● WHAT IS NEEDED:
The lines from the top of the material below through the line containing "y_dom = [px_y(468.3), px_y(6)]" are to be printed exactly, with pictures omitted.

....

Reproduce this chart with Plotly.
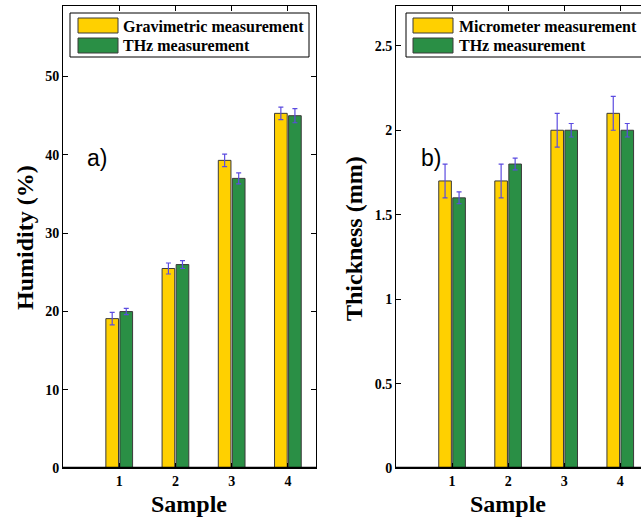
import plotly.graph_objects as go

samples = [1, 2, 3, 4]
tick_labels = ["1", "2", "3", "4"]

# Panel a) humidity (%)
hum_grav = [19.1, 25.5, 39.3, 45.3]
hum_grav_err = [0.8, 0.7, 0.8, 0.8]
hum_thz = [20.0, 26.0, 37.0, 45.0]
hum_thz_err = [0.4, 0.5, 0.7, 0.9]

# Panel b) thickness (mm)
thk_micro = [1.7, 1.7, 2.0, 2.1]
thk_micro_err = [0.1, 0.1, 0.1, 0.1]
thk_thz = [1.6, 1.8, 2.0, 2.0]
thk_thz_err = [0.035, 0.035, 0.04, 0.04]

legend_a = ["Gravimetric measurement", "THz measurement"]
legend_b = ["Micrometer measurement", "THz measurement"]

YELLOW = "#FFD000"
GREEN = "#2A8F45"
EDGE = "#3a3a3a"
ERRC = "#5B4BE0"
SERIF = "Liberation Serif"

W, H = 641, 517

def px_x(p):
    return p / W

def px_y(p):
    return 1 - p / H

fig = go.Figure()

def add_bars(vals, errs, color, xa, ya, name):
    fig.add_trace(go.Bar(
        x=samples, y=vals, name=name, xaxis=xa, yaxis=ya,
        marker=dict(color=color, line=dict(color=EDGE, width=1)),
        error_y=dict(type="data", array=errs, color=ERRC, thickness=1.2, width=2.5),
        showlegend=False,
    ))

add_bars(hum_grav, hum_grav_err, YELLOW, "x", "y", legend_a[0])
add_bars(hum_thz, hum_thz_err, GREEN, "x", "y", legend_a[1])
add_bars(thk_micro, thk_micro_err, YELLOW, "x2", "y2", legend_b[0])
add_bars(thk_thz, thk_thz_err, GREEN, "x2", "y2", legend_b[1])

tickfont = dict(family=SERIF, size=14, color="black", weight="bold")

xcommon = dict(
    tickmode="array", tickvals=samples, ticktext=tick_labels,
    ticks="inside", ticklen=5, tickcolor="black",
    showline=True, linecolor="black", linewidth=1, mirror="ticks",
    showgrid=False, zeroline=False, tickfont=tickfont, fixedrange=True,
)
ycommon = dict(
    ticks="inside", ticklen=5, tickcolor="black",
    showline=True, linecolor="black", linewidth=1,
    showgrid=False, zeroline=False, tickfont=tickfont, fixedrange=True,
)

left_dom = [px_x(63), px_x(316)]
right_dom = [px_x(396), 1.0]
y_dom = [px_y(468.3), px_y(6)]

fig.update_layout(
    width=W, height=H,
    margin=dict(l=0, r=0, t=0, b=0, autoexpand=False),
    paper_bgcolor="white", plot_bgcolor="white",
    barmode="group", bargap=0.5, bargroupgap=0.1,
    showlegend=False,
    xaxis=dict(domain=left_dom, range=[0, 4.5], anchor="y", **xcommon),
    yaxis=dict(domain=y_dom, range=[0, 59], anchor="x", mirror="ticks",
               tickvals=[0, 10, 20, 30, 40, 50], **ycommon),
    xaxis2=dict(domain=right_dom, range=[0, 4.37], anchor="y2", **xcommon),
    yaxis2=dict(domain=y_dom, range=[0, 2.735], anchor="x2", mirror=False,
                tickvals=[0, 0.5, 1, 1.5, 2, 2.5], ticktext=["0", "0.5", "1", "1.5", "2", "2.5"],
                **ycommon),
)

shapes = []
annotations = []

# thick baselines
for xr, yr in (("x", "y"), ("x2", "y2")):
    shapes.append(dict(type="line", xref=f"{xr} domain", yref=yr, x0=0, x1=1, y0=0, y1=0,
                       line=dict(color="black", width=3), layer="above"))

# manual legends
def legend(x0, x1, patch_x0, text_x, labels):
    shapes.append(dict(type="rect", xref="paper", yref="paper",
                       x0=px_x(x0), x1=px_x(x1), y0=px_y(57), y1=px_y(13),
                       line=dict(color="black", width=1), fillcolor="white", layer="above"))
    for (yt, yb), col, lab, yc in (((18, 33), YELLOW, labels[0], 26), ((38, 53), GREEN, labels[1], 45.5)):
        shapes.append(dict(type="rect", xref="paper", yref="paper",
                           x0=px_x(patch_x0), x1=px_x(patch_x0 + 40), y0=px_y(yb), y1=px_y(yt),
                           line=dict(color=EDGE, width=1), fillcolor=col, layer="above"))
        annotations.append(dict(text=lab, xref="paper", yref="paper", x=px_x(text_x), y=px_y(yc),
                                xanchor="left", yanchor="middle", showarrow=False,
                                font=dict(family=SERIF, size=16, color="black", weight="bold")))

legend(70, 309, 78, 121, legend_a)
legend(406, 700, 413, 457, legend_b)

# panel labels
annotations.append(dict(text="a)", xref="paper", yref="paper", x=px_x(97), y=px_y(158),
                        xanchor="center", yanchor="middle", showarrow=False,
                        font=dict(family="Liberation Sans", size=23, color="black")))
annotations.append(dict(text="b)", xref="paper", yref="paper", x=px_x(430.5), y=px_y(158),
                        xanchor="center", yanchor="middle", showarrow=False,
                        font=dict(family="Liberation Sans", size=23, color="black")))

# axis titles
title_font = dict(family=SERIF, size=24, color="black", weight="bold")
annotations.append(dict(text="Humidity (%)", xref="paper", yref="paper", x=px_x(25), y=px_y(238),
                        xanchor="center", yanchor="middle", textangle=-90, showarrow=False, font=title_font))
annotations.append(dict(text="Thickness (mm)", xref="paper", yref="paper", x=px_x(354), y=px_y(238),
                        xanchor="center", yanchor="middle", textangle=-90, showarrow=False, font=title_font))
annotations.append(dict(text="Sample", xref="paper", yref="paper", x=px_x(189), y=px_y(504),
                        xanchor="center", yanchor="middle", showarrow=False, font=title_font))
annotations.append(dict(text="Sample", xref="paper", yref="paper", x=px_x(508), y=px_y(504),
                        xanchor="center", yanchor="middle", showarrow=False, font=title_font))

fig.update_layout(shapes=shapes, annotations=annotations)

fig.write_html(
    "out.html",
    config={"displayModeBar": False},
    post_script="document.body.style.margin='0';document.body.style.overflow='hidden';",
)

....

● COMPLETED EXERCISE:
Reproduce this chart with Plotly.
import plotly.graph_objects as go

samples = [1, 2, 3, 4]
tick_labels = ["1", "2", "3", "4"]

# Panel a) humidity (%)
hum_grav = [19.1, 25.5, 39.3, 45.3]
hum_grav_err = [0.8, 0.7, 0.8, 0.8]
hum_thz = [20.0, 26.0, 37.0, 45.0]
hum_thz_err = [0.4, 0.5, 0.7, 0.9]

# Panel b) thickness (mm)
thk_micro = [1.7, 1.7, 2.0, 2.1]
thk_micro_err = [0.1, 0.1, 0.1, 0.1]
thk_thz = [1.6, 1.8, 2.0, 2.0]
thk_thz_err = [0.035, 0.035, 0.04, 0.04]

legend_a = ["Gravimetric measurement", "THz measurement"]
legend_b = ["Micrometer measurement", "THz measurement"]

YELLOW = "#FFD000"
GREEN = "#2A8F45"
EDGE = "#3a3a3a"
ERRC = "#5B4BE0"
SERIF = "Liberation Serif"

W, H = 641, 517

def px_x(p):
    return p / W

def px_y(p):
    return 1 - p / H

fig = go.Figure()

def add_bars(vals, errs, color, xa, ya, name):
    fig.add_trace(go.Bar(
        x=samples, y=vals, name=name, xaxis=xa, yaxis=ya,
        marker=dict(color=color, line=dict(color=EDGE, width=1)),
        error_y=dict(type="data", array=errs, color=ERRC, thickness=1.2, width=2.5),
        showlegend=False,
    ))

add_bars(hum_grav, hum_grav_err, YELLOW, "x", "y", legend_a[0])
add_bars(hum_thz, hum_thz_err, GREEN, "x", "y", legend_a[1])
add_bars(thk_micro, thk_micro_err, YELLOW, "x2", "y2", legend_b[0])
add_bars(thk_thz, thk_thz_err, GREEN, "x2", "y2", legend_b[1])

tickfont = dict(family=SERIF, size=14, color="black", weight="bold")

xcommon = dict(
    tickmode="array", tickvals=samples, ticktext=tick_labels,
    ticks="inside", ticklen=5, tickcolor="black",
    showline=True, linecolor="black", linewidth=1, mirror="ticks",
    showgrid=False, zeroline=False, tickfont=tickfont, fixedrange=True,
)
ycommon = dict(
    ticks="inside", ticklen=5, tickcolor="black",
    showline=True, linecolor="black", linewidth=1,
    showgrid=False, zeroline=False, tickfont=tickfont, fixedrange=True,
)

left_dom = [px_x(63), px_x(316)]
right_dom = [px_x(396), 1.0]
y_dom = [px_y(468.3), px_y(6)]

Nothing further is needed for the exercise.